TASK BRIEF = The records below need retyping in full; give them again exactly.

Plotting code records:
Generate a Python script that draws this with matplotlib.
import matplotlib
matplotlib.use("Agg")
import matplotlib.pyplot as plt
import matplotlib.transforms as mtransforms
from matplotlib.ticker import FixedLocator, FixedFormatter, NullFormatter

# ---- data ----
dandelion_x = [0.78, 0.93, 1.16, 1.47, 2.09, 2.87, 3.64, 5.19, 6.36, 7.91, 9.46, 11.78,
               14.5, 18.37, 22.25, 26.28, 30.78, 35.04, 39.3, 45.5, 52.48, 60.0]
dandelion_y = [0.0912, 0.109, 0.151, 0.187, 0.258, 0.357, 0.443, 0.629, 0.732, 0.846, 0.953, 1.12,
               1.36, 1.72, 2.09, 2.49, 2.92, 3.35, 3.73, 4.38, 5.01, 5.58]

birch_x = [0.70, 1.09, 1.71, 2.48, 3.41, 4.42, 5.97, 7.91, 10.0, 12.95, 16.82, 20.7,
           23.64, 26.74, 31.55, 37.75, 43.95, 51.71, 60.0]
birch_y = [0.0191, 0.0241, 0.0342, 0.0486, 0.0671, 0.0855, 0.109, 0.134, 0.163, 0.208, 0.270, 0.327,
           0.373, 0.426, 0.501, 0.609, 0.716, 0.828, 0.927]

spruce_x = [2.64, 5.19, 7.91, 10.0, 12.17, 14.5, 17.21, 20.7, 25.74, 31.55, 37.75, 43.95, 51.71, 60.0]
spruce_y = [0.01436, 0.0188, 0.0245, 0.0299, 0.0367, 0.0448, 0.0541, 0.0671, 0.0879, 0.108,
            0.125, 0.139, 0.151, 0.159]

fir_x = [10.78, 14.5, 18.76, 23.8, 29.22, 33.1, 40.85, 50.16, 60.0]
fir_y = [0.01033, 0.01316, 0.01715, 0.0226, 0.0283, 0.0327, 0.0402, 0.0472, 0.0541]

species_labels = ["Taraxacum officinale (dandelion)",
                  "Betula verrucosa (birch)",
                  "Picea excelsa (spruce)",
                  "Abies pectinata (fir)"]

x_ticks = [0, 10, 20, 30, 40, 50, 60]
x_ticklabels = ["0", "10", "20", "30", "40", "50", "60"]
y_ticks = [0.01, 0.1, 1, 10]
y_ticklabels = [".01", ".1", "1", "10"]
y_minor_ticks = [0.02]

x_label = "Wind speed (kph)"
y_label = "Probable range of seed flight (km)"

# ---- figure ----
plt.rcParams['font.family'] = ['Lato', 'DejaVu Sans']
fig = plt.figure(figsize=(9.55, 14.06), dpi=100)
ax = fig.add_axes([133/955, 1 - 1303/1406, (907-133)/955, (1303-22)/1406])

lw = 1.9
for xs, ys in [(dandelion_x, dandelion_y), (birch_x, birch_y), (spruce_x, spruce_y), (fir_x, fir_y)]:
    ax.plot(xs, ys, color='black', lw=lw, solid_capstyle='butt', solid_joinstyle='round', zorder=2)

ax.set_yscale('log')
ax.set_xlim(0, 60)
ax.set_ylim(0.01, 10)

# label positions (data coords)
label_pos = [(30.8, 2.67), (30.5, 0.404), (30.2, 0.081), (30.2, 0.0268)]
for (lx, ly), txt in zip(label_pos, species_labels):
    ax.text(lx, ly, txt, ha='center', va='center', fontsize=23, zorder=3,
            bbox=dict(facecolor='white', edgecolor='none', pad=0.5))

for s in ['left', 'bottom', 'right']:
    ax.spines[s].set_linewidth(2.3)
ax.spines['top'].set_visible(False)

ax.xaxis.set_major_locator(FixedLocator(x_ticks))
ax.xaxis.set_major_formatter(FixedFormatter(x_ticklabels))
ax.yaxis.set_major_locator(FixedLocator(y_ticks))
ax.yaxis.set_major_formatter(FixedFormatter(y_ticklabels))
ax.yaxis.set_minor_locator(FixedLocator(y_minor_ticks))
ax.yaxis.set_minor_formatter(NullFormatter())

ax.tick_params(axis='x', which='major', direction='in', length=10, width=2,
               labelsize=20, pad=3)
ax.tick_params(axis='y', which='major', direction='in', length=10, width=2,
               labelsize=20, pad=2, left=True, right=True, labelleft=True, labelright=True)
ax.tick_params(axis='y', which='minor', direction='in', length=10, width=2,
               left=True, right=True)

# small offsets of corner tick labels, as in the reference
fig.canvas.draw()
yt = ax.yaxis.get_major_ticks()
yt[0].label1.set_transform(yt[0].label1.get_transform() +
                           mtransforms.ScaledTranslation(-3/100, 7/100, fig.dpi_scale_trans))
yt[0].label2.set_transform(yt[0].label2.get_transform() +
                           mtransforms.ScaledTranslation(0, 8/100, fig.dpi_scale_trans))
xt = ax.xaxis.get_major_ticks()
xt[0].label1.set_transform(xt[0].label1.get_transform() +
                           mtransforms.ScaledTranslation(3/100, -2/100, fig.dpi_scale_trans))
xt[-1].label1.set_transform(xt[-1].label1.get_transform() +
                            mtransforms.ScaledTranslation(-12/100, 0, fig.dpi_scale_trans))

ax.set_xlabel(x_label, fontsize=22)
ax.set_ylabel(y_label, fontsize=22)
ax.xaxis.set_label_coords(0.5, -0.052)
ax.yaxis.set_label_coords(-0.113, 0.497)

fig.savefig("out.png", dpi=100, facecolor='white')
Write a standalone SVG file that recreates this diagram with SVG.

RESULT OF THIS EXERCISE =
Generate a Python script that draws this with matplotlib.
import matplotlib
matplotlib.use("Agg")
import matplotlib.pyplot as plt
import matplotlib.transforms as mtransforms
from matplotlib.ticker import FixedLocator, FixedFormatter, NullFormatter

# ---- data ----
dandelion_x = [0.78, 0.93, 1.16, 1.47, 2.09, 2.87, 3.64, 5.19, 6.36, 7.91, 9.46, 11.78,
               14.5, 18.37, 22.25, 26.28, 30.78, 35.04, 39.3, 45.5, 52.48, 60.0]
dandelion_y = [0.0912, 0.109, 0.151, 0.187, 0.258, 0.357, 0.443, 0.629, 0.732, 0.846, 0.953, 1.12,
               1.36, 1.72, 2.09, 2.49, 2.92, 3.35, 3.73, 4.38, 5.01, 5.58]

birch_x = [0.70, 1.09, 1.71, 2.48, 3.41, 4.42, 5.97, 7.91, 10.0, 12.95, 16.82, 20.7,
           23.64, 26.74, 31.55, 37.75, 43.95, 51.71, 60.0]
birch_y = [0.0191, 0.0241, 0.0342, 0.0486, 0.0671, 0.0855, 0.109, 0.134, 0.163, 0.208, 0.270, 0.327,
           0.373, 0.426, 0.501, 0.609, 0.716, 0.828, 0.927]

spruce_x = [2.64, 5.19, 7.91, 10.0, 12.17, 14.5, 17.21, 20.7, 25.74, 31.55, 37.75, 43.95, 51.71, 60.0]
spruce_y = [0.01436, 0.0188, 0.0245, 0.0299, 0.0367, 0.0448, 0.0541, 0.0671, 0.0879, 0.108,
            0.125, 0.139, 0.151, 0.159]

fir_x = [10.78, 14.5, 18.76, 23.8, 29.22, 33.1, 40.85, 50.16, 60.0]
fir_y = [0.01033, 0.01316, 0.01715, 0.0226, 0.0283, 0.0327, 0.0402, 0.0472, 0.0541]

species_labels = ["Taraxacum officinale (dandelion)",
                  "Betula verrucosa (birch)",
                  "Picea excelsa (spruce)",
                  "Abies pectinata (fir)"]

x_ticks = [0, 10, 20, 30, 40, 50, 60]
x_ticklabels = ["0", "10", "20", "30", "40", "50", "60"]
y_ticks = [0.01, 0.1, 1, 10]
y_ticklabels = [".01", ".1", "1", "10"]
y_minor_ticks = [0.02]

x_label = "Wind speed (kph)"
y_label = "Probable range of seed flight (km)"

# ---- figure ----
plt.rcParams['font.family'] = ['Lato', 'DejaVu Sans']
fig = plt.figure(figsize=(9.55, 14.06), dpi=100)
ax = fig.add_axes([133/955, 1 - 1303/1406, (907-133)/955, (1303-22)/1406])

lw = 1.9
for xs, ys in [(dandelion_x, dandelion_y), (birch_x, birch_y), (spruce_x, spruce_y), (fir_x, fir_y)]:
    ax.plot(xs, ys, color='black', lw=lw, solid_capstyle='butt', solid_joinstyle='round', zorder=2)

ax.set_yscale('log')
ax.set_xlim(0, 60)
ax.set_ylim(0.01, 10)

# label positions (data coords)
label_pos = [(30.8, 2.67), (30.5, 0.404), (30.2, 0.081), (30.2, 0.0268)]
for (lx, ly), txt in zip(label_pos, species_labels):
    ax.text(lx, ly, txt, ha='center', va='center', fontsize=23, zorder=3,
            bbox=dict(facecolor='white', edgecolor='none', pad=0.5))

for s in ['left', 'bottom', 'right']:
    ax.spines[s].set_linewidth(2.3)
ax.spines['top'].set_visible(False)

ax.xaxis.set_major_locator(FixedLocator(x_ticks))
ax.xaxis.set_major_formatter(FixedFormatter(x_ticklabels))
ax.yaxis.set_major_locator(FixedLocator(y_ticks))
ax.yaxis.set_major_formatter(FixedFormatter(y_ticklabels))
ax.yaxis.set_minor_locator(FixedLocator(y_minor_ticks))
ax.yaxis.set_minor_formatter(NullFormatter())

ax.tick_params(axis='x', which='major', direction='in', length=10, width=2,
               labelsize=20, pad=3)
ax.tick_params(axis='y', which='major', direction='in', length=10, width=2,
               labelsize=20, pad=2, left=True, right=True, labelleft=True, labelright=True)
ax.tick_params(axis='y', which='minor', direction='in', length=10, width=2,
               left=True, right=True)

# small offsets of corner tick labels, as in the reference
fig.canvas.draw()
yt = ax.yaxis.get_major_ticks()
yt[0].label1.set_transform(yt[0].label1.get_transform() +
                           mtransforms.ScaledTranslation(-3/100, 7/100, fig.dpi_scale_trans))
yt[0].label2.set_transform(yt[0].label2.get_transform() +
                           mtransforms.ScaledTranslation(0, 8/100, fig.dpi_scale_trans))
xt = ax.xaxis.get_major_ticks()
xt[0].label1.set_transform(xt[0].label1.get_transform() +
                           mtransforms.ScaledTranslation(3/100, -2/100, fig.dpi_scale_trans))
xt[-1].label1.set_transform(xt[-1].label1.get_transform() +
                            mtransforms.ScaledTranslation(-12/100, 0, fig.dpi_scale_trans))

ax.set_xlabel(x_label, fontsize=22)
ax.set_ylabel(y_label, fontsize=22)
ax.xaxis.set_label_coords(0.5, -0.052)
ax.yaxis.set_label_coords(-0.113, 0.497)

fig.savefig("out.png", dpi=100, facecolor='white')
Write a standalone SVG file that recreates this diagram with SVG.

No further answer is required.